The CLARITY Act is designed to create a federal regulatory framework for digital assets in the United States. The bill seeks to define how crypto assets are supervised, which agencies oversee different products, and what rules apply to exchanges, developers, and other market participants.

Supporters of the bill say clearer rules are needed to keep crypto activity in the United States rather than pushing firms offshore. They also argue that developers need legal safe harbors and defined compliance standards instead of relying on case-by-case enforcement actions.

The legislation has already moved through the House of Representatives with bipartisan support. It later faced delays in the Senate, where lawmakers debated revisions, banking sector concerns, and the treatment of stablecoins. The Senate Banking Committee recently advanced an amended version of the bill in a 15–9 bipartisan vote.

Banking Sector Challenges Stablecoin Reward Rules

The bill still faces opposition from parts of the banking industry. JPMorgan Chase Chief Executive Jamie Dimon criticized the current version of the CLARITY Act in a Fox Business interview, saying banks would oppose the measure unless changes are made.

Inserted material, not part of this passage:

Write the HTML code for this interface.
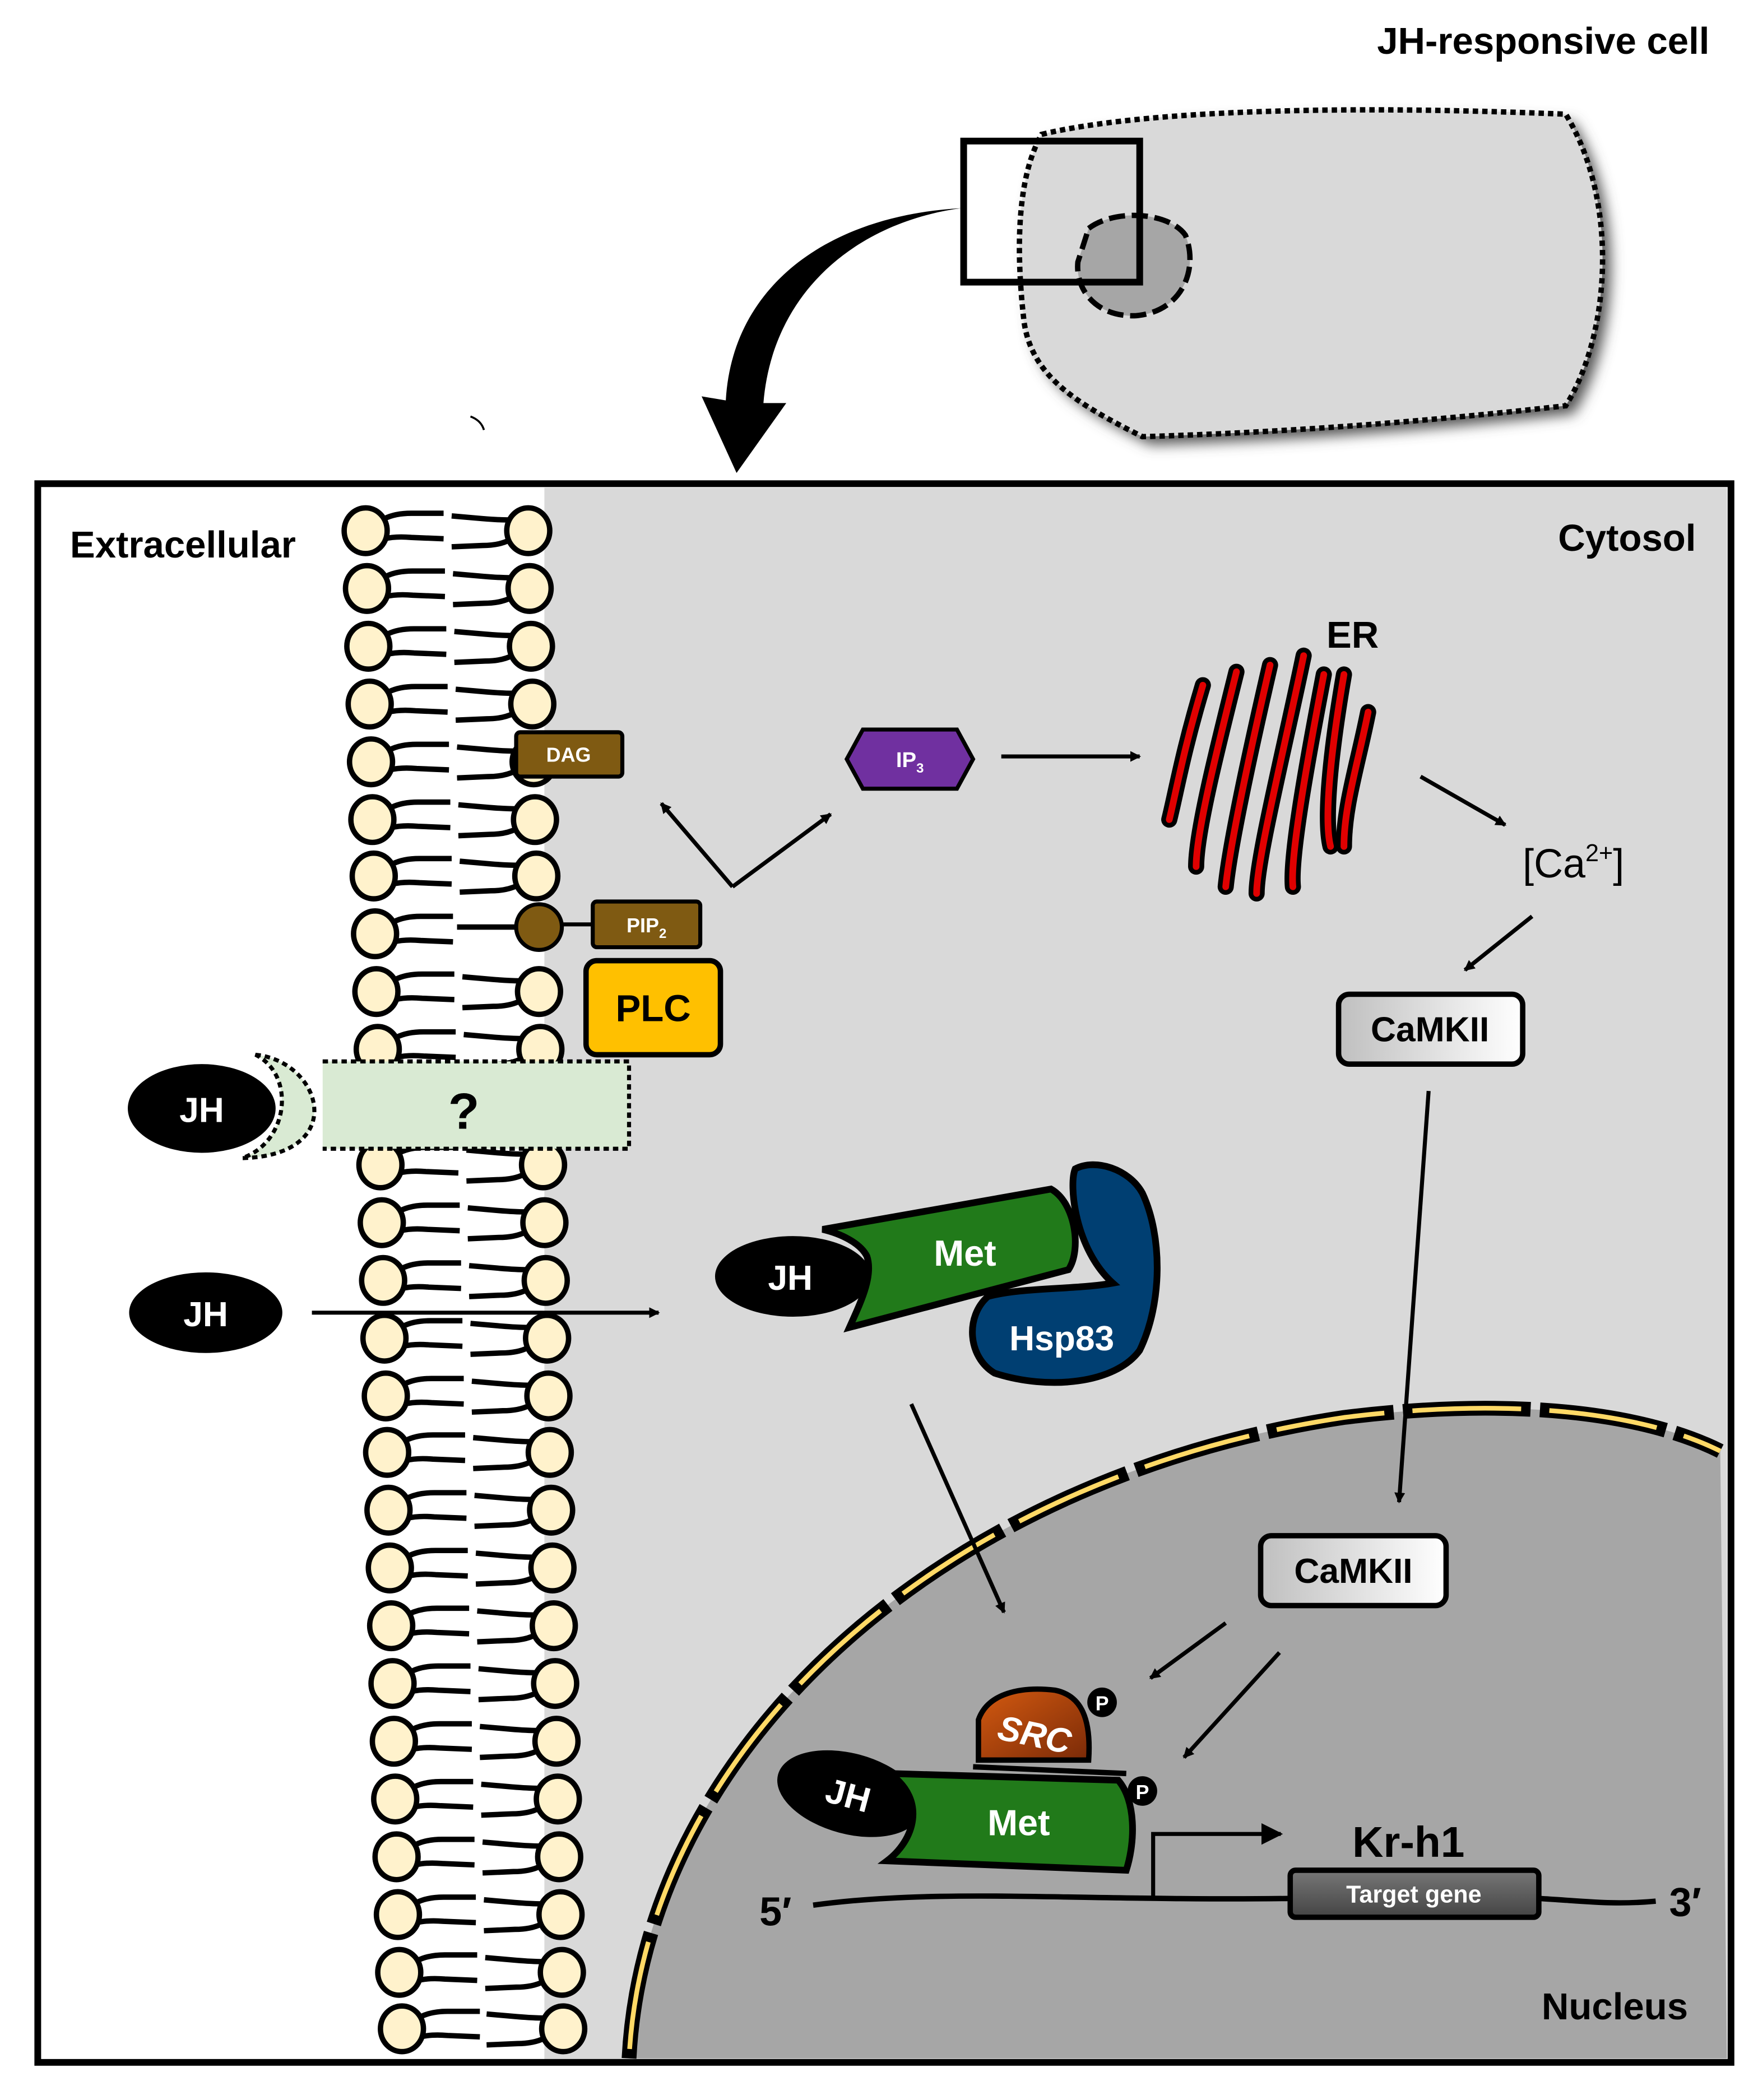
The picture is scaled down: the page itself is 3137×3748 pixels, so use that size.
<!DOCTYPE html>
<html><head><meta charset="utf-8"><style>
html,body{margin:0;padding:0;background:#fff}
svg{display:block}
text{font-family:"Liberation Sans",sans-serif;font-weight:bold}
</style></head><body>
<svg width="3137" height="3748" viewBox="0 0 1308 1563" xmlns="http://www.w3.org/2000/svg">
<defs>
<filter id="sh" x="-10%" y="-10%" width="130%" height="130%"><feGaussianBlur stdDeviation="5"/></filter>
<linearGradient id="cam" x1="0" y1="0" x2="1" y2="0"><stop offset="0" stop-color="#bfbfbf"/><stop offset="1" stop-color="#ffffff"/></linearGradient>
<linearGradient id="tg" x1="0" y1="0" x2="0" y2="1"><stop offset="0" stop-color="#777"/><stop offset="1" stop-color="#444"/></linearGradient>
<linearGradient id="src" x1="0" y1="0" x2="1" y2="1"><stop offset="0" stop-color="#d45a10"/><stop offset="1" stop-color="#7a2a08"/></linearGradient>
<marker id="ah" markerWidth="8" markerHeight="8" refX="7" refY="4" orient="auto" markerUnits="userSpaceOnUse" viewBox="0 0 8 8"><path d="M0,0 L8,4 L0,8 Z" fill="#000"/></marker>
<marker id="a2" viewBox="0 0 10 10" refX="9" refY="5" markerWidth="16" markerHeight="16" orient="auto" markerUnits="userSpaceOnUse"><path d="M0,0 L10,5 L0,10 Z" fill="#000"/></marker>
<g id="ll"><path d="M14,-9 q8,-4 20,-4 L58,-13 M14,6 q8,-2 20,-1 L58,6" stroke="#000" stroke-width="4" fill="none"/><ellipse cx="0" cy="0" rx="16" ry="17" fill="#fff2cc" stroke="#000" stroke-width="4"/></g>
<g id="rl"><path d="M-14,-8 q-8,0 -20,-1 L-57,-11 M-14,7 q-8,4 -20,4 L-57,12" stroke="#000" stroke-width="4" fill="none"/><ellipse cx="0" cy="0" rx="16" ry="17" fill="#fff2cc" stroke="#000" stroke-width="4"/></g>
</defs>

<text x="1272" y="40" font-size="28" text-anchor="end">JH-responsive cell</text>
<path d="M775,100 C850,82 1000,78 1165,85 C1205,150 1198,250 1165,302 C1050,315 950,322 850,325 C800,300 768,280 762,240 C755,180 758,130 775,100 Z" fill="#555" filter="url(#sh)" transform="translate(6,6)"/>
<path d="M775,100 C850,82 1000,78 1165,85 C1205,150 1198,250 1165,302 C1050,315 950,322 850,325 C800,300 768,280 762,240 C755,180 758,130 775,100 Z" fill="#d9d9d9" stroke="#000" stroke-width="4" stroke-dasharray="4,3"/>
<path d="M810,170 C830,155 870,158 882,175 C892,200 880,232 845,235 C815,236 800,215 802,195 Z" fill="#a6a6a6" stroke="#000" stroke-width="4" stroke-dasharray="12,5"/>
<rect x="717" y="105" width="131" height="105" fill="none" stroke="#000" stroke-width="5"/>
<path d="M715,155 C640,165 575,215 568,300 L585,300 L548,352 L522,295 L540,298 C545,210 620,160 715,155 Z" fill="#000"/>
<path d="M350,310 q8,3 10,10" stroke="#000" stroke-width="1.5" fill="none"/>

<rect x="28" y="360" width="1260" height="1175" fill="#fff" stroke="none"/>
<rect x="405" y="363" width="880" height="1170" fill="#d9d9d9"/>
<path d="M468,1532 C480,1300 700,1100 1000,1055 C1120,1040 1220,1050 1280,1080 L1285,1532 Z" fill="#a6a6a6"/>
<path d="M468,1532 C480,1300 700,1100 1000,1055 C1120,1040 1220,1050 1280,1080" fill="none" stroke="#000" stroke-width="11" stroke-dasharray="95,7"/>
<path d="M468,1532 C480,1300 700,1100 1000,1055 C1120,1040 1220,1050 1280,1080" fill="none" stroke="#ffd966" stroke-width="3.5" stroke-dasharray="81,21" stroke-dashoffset="-7"/>

<g>
<use href="#ll" x="272" y="395"/><use href="#rl" x="393" y="395"/>
<use href="#ll" x="273" y="438"/><use href="#rl" x="394" y="438"/>
<use href="#ll" x="274" y="481"/><use href="#rl" x="395" y="481"/>
<use href="#ll" x="275" y="524"/><use href="#rl" x="396" y="524"/>
<use href="#ll" x="276" y="567"/><use href="#rl" x="397" y="567"/>
<use href="#ll" x="277" y="610"/><use href="#rl" x="398" y="610"/>
<use href="#ll" x="278" y="652"/><use href="#rl" x="399" y="652"/>
<use href="#ll" x="279" y="695"/>
<use href="#ll" x="280" y="738"/><use href="#rl" x="401" y="738"/>
<use href="#ll" x="281" y="781"/><use href="#rl" x="402" y="781"/>
<use href="#ll" x="282" y="824"/><use href="#rl" x="403" y="824"/>
<use href="#ll" x="283" y="867"/><use href="#rl" x="404" y="867"/>
<use href="#ll" x="284" y="910"/><use href="#rl" x="405" y="910"/>
<use href="#ll" x="285" y="953"/><use href="#rl" x="406" y="953"/>
<use href="#ll" x="286" y="996"/><use href="#rl" x="407" y="996"/>
<use href="#ll" x="287" y="1039"/><use href="#rl" x="408" y="1039"/>
<use href="#ll" x="288" y="1081"/><use href="#rl" x="409" y="1081"/>
<use href="#ll" x="289" y="1124"/><use href="#rl" x="410" y="1124"/>
<use href="#ll" x="290" y="1167"/><use href="#rl" x="411" y="1167"/>
<use href="#ll" x="291" y="1210"/><use href="#rl" x="412" y="1210"/>
<use href="#ll" x="292" y="1253"/><use href="#rl" x="413" y="1253"/>
<use href="#ll" x="293" y="1296"/><use href="#rl" x="414" y="1296"/>
<use href="#ll" x="294" y="1339"/><use href="#rl" x="415" y="1339"/>
<use href="#ll" x="295" y="1382"/><use href="#rl" x="416" y="1382"/>
<use href="#ll" x="296" y="1425"/><use href="#rl" x="417" y="1425"/>
<use href="#ll" x="297" y="1468"/><use href="#rl" x="418" y="1468"/>
<use href="#ll" x="299" y="1510"/><use href="#rl" x="419" y="1510"/>
</g>
<path d="M385,690 L340,690" stroke="#000" stroke-width="4" fill="none"/>
<ellipse cx="401" cy="690" rx="17" ry="17" fill="#7f5a12" stroke="#000" stroke-width="3"/>
<line x1="418" y1="688" x2="442" y2="688" stroke="#000" stroke-width="3"/>

<rect x="28" y="360" width="1260" height="1175" fill="none" stroke="#000" stroke-width="5"/>
<text x="52" y="415" font-size="28">Extracellular</text>
<text x="1262" y="410" font-size="28" text-anchor="end">Cytosol</text>
<text x="1256" y="1503" font-size="28" text-anchor="end">Nucleus</text>

<rect x="384" y="545" width="79" height="33" rx="3" fill="#7f5a12" stroke="#000" stroke-width="3"/>
<text x="423" y="567" font-size="15" fill="#fff" text-anchor="middle">DAG</text>
<rect x="441" y="671" width="80" height="34" rx="3" fill="#7f5a12" stroke="#000" stroke-width="3"/>
<text x="481" y="694" font-size="15" fill="#fff" text-anchor="middle">PIP<tspan font-size="10" dy="4">2</tspan></text>
<rect x="436" y="715" width="100" height="70" rx="8" fill="#ffc000" stroke="#000" stroke-width="4"/>
<text x="486" y="760" font-size="28" text-anchor="middle">PLC</text>
<line x1="545" y1="660" x2="492" y2="598" stroke="#000" stroke-width="3" marker-end="url(#ah)"/>
<line x1="545" y1="660" x2="618" y2="606" stroke="#000" stroke-width="3" marker-end="url(#ah)"/>
<polygon points="630,565 642,543 712,543 724,565 712,587 642,587" fill="#7030a0" stroke="#000" stroke-width="3"/>
<text x="677" y="571" font-size="16" fill="#fff" text-anchor="middle">IP<tspan font-size="10" dy="4">3</tspan></text>
<line x1="745" y1="563" x2="848" y2="563" stroke="#000" stroke-width="3" marker-end="url(#ah)"/>

<g fill="none" stroke-linecap="round">
<g stroke="#000" stroke-width="12">
<path d="M895,510 C880,560 875,590 870,610"/>
<path d="M920,500 C905,560 890,620 890,645"/>
<path d="M945,495 C930,560 915,630 912,660"/>
<path d="M970,488 C955,560 935,640 935,665"/>
<path d="M985,502 C970,580 960,640 962,660"/>
<path d="M1000,502 C990,560 985,610 990,630"/>
<path d="M1018,530 C1010,570 1000,600 1000,630"/>
</g>
<g stroke="#e00000" stroke-width="5">
<path d="M895,510 C880,560 875,590 870,610"/>
<path d="M920,500 C905,560 890,620 890,645"/>
<path d="M945,495 C930,560 915,630 912,660"/>
<path d="M970,488 C955,560 935,640 935,665"/>
<path d="M985,502 C970,580 960,640 962,660"/>
<path d="M1000,502 C990,560 985,610 990,630"/>
<path d="M1018,530 C1010,570 1000,600 1000,630"/>
</g></g>
<text x="987" y="482" font-size="28">ER</text>
<line x1="1057" y1="578" x2="1120" y2="614" stroke="#000" stroke-width="3" marker-end="url(#ah)"/>
<text x="1133" y="653" font-size="30" style="font-weight:normal">[Ca<tspan font-size="18" dy="-12">2+</tspan><tspan dy="12">]</tspan></text>
<line x1="1140" y1="682" x2="1090" y2="722" stroke="#000" stroke-width="3" marker-end="url(#ah)"/>
<rect x="996" y="740" width="137" height="52" rx="8" fill="url(#cam)" stroke="#000" stroke-width="4"/>
<text x="1064" y="775" font-size="26" text-anchor="middle">CaMKII</text>
<line x1="1063" y1="812" x2="1041" y2="1118" stroke="#000" stroke-width="3" marker-end="url(#ah)"/>
<rect x="938" y="1143" width="138" height="52" rx="8" fill="url(#cam)" stroke="#000" stroke-width="4"/>
<text x="1007" y="1178" font-size="26" text-anchor="middle">CaMKII</text>
<line x1="912" y1="1208" x2="856" y2="1249" stroke="#000" stroke-width="3" marker-end="url(#ah)"/>
<line x1="952" y1="1230" x2="881" y2="1308" stroke="#000" stroke-width="3" marker-end="url(#ah)"/>

<path d="M240,790 L468,790 L468,855 L240,855" fill="#d9ead3" stroke="#000" stroke-width="3" stroke-dasharray="4,3"/>
<path d="M190,785 C240,790 260,860 180,862 C215,850 220,800 190,785 Z" fill="#d9ead3" stroke="#000" stroke-width="3" stroke-dasharray="4,3"/>
<text x="345" y="840" font-size="38" text-anchor="middle">?</text>
<ellipse cx="150" cy="825" rx="55" ry="33" fill="#000"/>
<text x="150" y="835" font-size="26" fill="#fff" text-anchor="middle">JH</text>
<ellipse cx="153" cy="977" rx="57" ry="30" fill="#000"/>
<text x="153" y="987" font-size="26" fill="#fff" text-anchor="middle">JH</text>
<line x1="232" y1="977" x2="490" y2="977" stroke="#000" stroke-width="3" marker-end="url(#ah)"/>

<path d="M800,870 C795,882 800,930 828,955 C800,960 760,958 735,965 C718,980 720,1010 740,1022 C780,1035 830,1030 848,1005 C865,970 865,920 850,888 C840,870 815,862 800,870 Z" fill="#003f72" stroke="#000" stroke-width="5"/>
<text x="790" y="1005" font-size="26" fill="#fff" text-anchor="middle">Hsp83</text>
<ellipse cx="590" cy="950" rx="58" ry="30" fill="#000"/>
<text x="588" y="960" font-size="26" fill="#fff" text-anchor="middle">JH</text>
<path d="M612,915 L782,885 C800,895 805,930 795,945 L632,988 C640,970 650,950 645,935 C640,925 625,918 612,915 Z" fill="#217a1a" stroke="#000" stroke-width="5"/>
<text x="718" y="942" font-size="27" fill="#fff" text-anchor="middle">Met</text>
<line x1="678" y1="1045" x2="747" y2="1200" stroke="#000" stroke-width="3" marker-end="url(#ah)"/>

<path d="M728,1310 L728,1280 C735,1260 760,1255 785,1258 C805,1262 812,1280 810,1310 Z" fill="url(#src)" stroke="#000" stroke-width="4"/>
<text x="770" y="1300" font-size="26" fill="#fff" text-anchor="middle" font-style="italic" transform="rotate(12 770 1290)">SRC</text>
<line x1="724" y1="1315" x2="838" y2="1320" stroke="#000" stroke-width="4"/>
<circle cx="820" cy="1267" r="11" fill="#000"/>
<text x="820" y="1273" font-size="15" fill="#fff" text-anchor="middle">P</text>
<ellipse cx="632" cy="1335" rx="55" ry="30" fill="#000" transform="rotate(15 632 1335)"/>
<text x="630" y="1345" font-size="26" fill="#fff" text-anchor="middle" transform="rotate(15 630 1340)">JH</text>
<path d="M662,1320 L832,1325 C845,1340 845,1370 838,1392 L660,1385 C680,1370 690,1340 662,1320 Z" fill="#217a1a" stroke="#000" stroke-width="5"/>
<text x="758" y="1366" font-size="27" fill="#fff" text-anchor="middle">Met</text>
<circle cx="850" cy="1333" r="11" fill="#000"/>
<text x="850" y="1339" font-size="15" fill="#fff" text-anchor="middle">P</text>

<path d="M605,1418 C700,1405 800,1415 960,1413 L1145,1413 C1180,1415 1200,1418 1232,1415" fill="none" stroke="#000" stroke-width="4"/>
<path d="M858,1413 L858,1365 L953,1365" fill="none" stroke="#000" stroke-width="3" marker-end="url(#a2)"/>
<text x="1048" y="1382" font-size="32" text-anchor="middle">Kr-h1</text>
<rect x="960" y="1392" width="185" height="35" rx="4" fill="url(#tg)" stroke="#000" stroke-width="4"/>
<text x="1052" y="1416" font-size="18" fill="#fff" text-anchor="middle">Target gene</text>
<text x="565" y="1433" font-size="30">5′</text>
<text x="1242" y="1426" font-size="30">3′</text>
</svg>
</body></html>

Dimon said the proposal could allow crypto firms to offer rewards on stablecoin holdings in a way that resembles interest on deposits. He argued that such activity should come with stronger legal protections, anti-money laundering rules, and Bank Secrecy Act requirements.

Banks have warned that stablecoin rewards could draw deposits away from traditional financial institutions. Crypto firms have argued that customers should be allowed to earn benefits from digital asset products as long as the activity follows federal rules.

Dimon also criticized Coinbase Chief Executive Brian Armstrong over lobbying efforts tied to the legislation. Coinbase and other crypto firms have pushed lawmakers to pass a federal framework, saying the lack of clear rules has made it difficult to build regulated products in the United States.

Senate Vote Remains the Main Test

The CLARITY Act has support from President Donald Trump’s administration. As we reported, Trump has endorsed the bill and said digital asset regulation is needed to keep crypto activity inside the country. Treasury Secretary Scott Bessent has also backed the legislation, while SEC Chair Paul Atkins has expressed confidence that Congress can approve a bill for the president to sign.

Despite that support, the Senate floor remains the main hurdle. The bill is expected to need 60 votes, requiring support from both parties. Lawmakers must also reconcile any differences between the House and Senate versions before the legislation can be sent to the White House.

The debate comes as federal agencies move ahead with crypto policy changes through guidance, no-action letters, and approvals. However, agency actions can be changed by later administrations. A statute passed by Congress would provide a more durable framework for digital asset markets.

Lummis has argued that delay would leave developers, exchanges, stablecoin issuers, and enforcement agencies without the clarity they need. Her 2030 warning places added pressure on lawmakers as the current congressional calendar narrows and election-year politics begin to shape the path for U.S. crypto regulation.